┌──
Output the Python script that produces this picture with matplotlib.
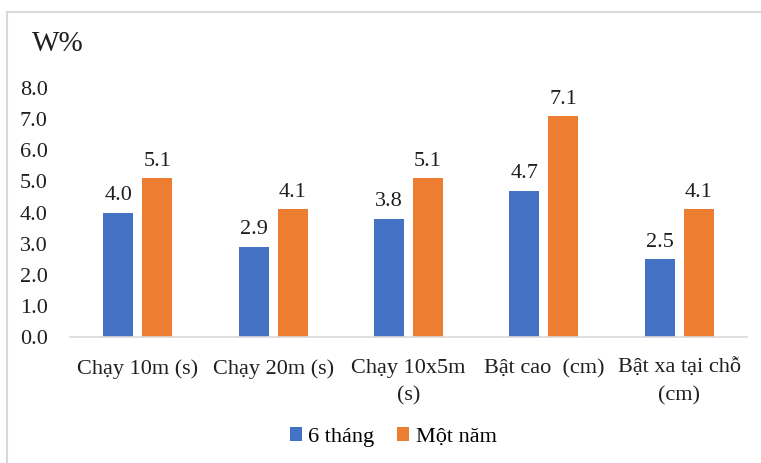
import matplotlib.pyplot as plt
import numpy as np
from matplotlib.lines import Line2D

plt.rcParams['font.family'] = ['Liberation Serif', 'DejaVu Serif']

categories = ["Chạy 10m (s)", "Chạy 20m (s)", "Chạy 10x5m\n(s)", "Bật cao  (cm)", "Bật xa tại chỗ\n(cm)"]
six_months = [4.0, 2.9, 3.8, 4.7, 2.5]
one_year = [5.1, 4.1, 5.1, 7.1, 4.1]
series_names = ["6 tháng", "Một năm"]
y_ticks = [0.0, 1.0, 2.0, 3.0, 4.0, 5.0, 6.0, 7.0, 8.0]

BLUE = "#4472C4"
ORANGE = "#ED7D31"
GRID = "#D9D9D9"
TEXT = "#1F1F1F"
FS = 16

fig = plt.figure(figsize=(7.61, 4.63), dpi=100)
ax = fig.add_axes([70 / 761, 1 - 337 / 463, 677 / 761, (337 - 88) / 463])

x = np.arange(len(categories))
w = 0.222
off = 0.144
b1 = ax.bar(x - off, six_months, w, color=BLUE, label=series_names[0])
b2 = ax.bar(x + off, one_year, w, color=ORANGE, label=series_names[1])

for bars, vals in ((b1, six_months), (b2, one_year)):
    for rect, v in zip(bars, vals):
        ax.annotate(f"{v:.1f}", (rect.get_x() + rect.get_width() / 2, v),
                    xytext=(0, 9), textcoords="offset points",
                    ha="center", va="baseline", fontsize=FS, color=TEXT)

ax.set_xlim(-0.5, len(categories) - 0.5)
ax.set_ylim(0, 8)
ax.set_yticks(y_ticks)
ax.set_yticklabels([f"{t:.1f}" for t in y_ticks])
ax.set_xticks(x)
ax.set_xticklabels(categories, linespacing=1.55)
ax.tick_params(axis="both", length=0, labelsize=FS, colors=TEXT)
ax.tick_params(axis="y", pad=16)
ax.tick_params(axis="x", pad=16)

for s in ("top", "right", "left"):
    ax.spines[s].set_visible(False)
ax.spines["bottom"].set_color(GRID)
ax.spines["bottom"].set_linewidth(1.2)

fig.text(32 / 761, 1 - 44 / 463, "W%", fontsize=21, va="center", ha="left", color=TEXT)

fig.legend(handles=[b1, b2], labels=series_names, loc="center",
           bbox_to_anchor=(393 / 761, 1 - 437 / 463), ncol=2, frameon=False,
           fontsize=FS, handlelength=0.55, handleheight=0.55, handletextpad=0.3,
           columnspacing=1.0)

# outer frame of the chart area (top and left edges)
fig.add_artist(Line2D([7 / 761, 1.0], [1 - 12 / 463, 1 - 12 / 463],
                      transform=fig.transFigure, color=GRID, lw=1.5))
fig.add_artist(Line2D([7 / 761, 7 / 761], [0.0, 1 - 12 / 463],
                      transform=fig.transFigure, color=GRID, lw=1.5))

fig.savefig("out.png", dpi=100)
└──
> Prompt
Quote, please, every line of the material above from its start through the line that has "y_ticks = [0.0, 1.0, 2.0, 3.0, 4.0, 5.0, 6.0, 7.0, 8.0]", reproducing the words exactly and dropping any images.

> Reply
Output the Python script that produces this picture with matplotlib.
import matplotlib.pyplot as plt
import numpy as np
from matplotlib.lines import Line2D

plt.rcParams['font.family'] = ['Liberation Serif', 'DejaVu Serif']

categories = ["Chạy 10m (s)", "Chạy 20m (s)", "Chạy 10x5m\n(s)", "Bật cao  (cm)", "Bật xa tại chỗ\n(cm)"]
six_months = [4.0, 2.9, 3.8, 4.7, 2.5]
one_year = [5.1, 4.1, 5.1, 7.1, 4.1]
series_names = ["6 tháng", "Một năm"]
y_ticks = [0.0, 1.0, 2.0, 3.0, 4.0, 5.0, 6.0, 7.0, 8.0]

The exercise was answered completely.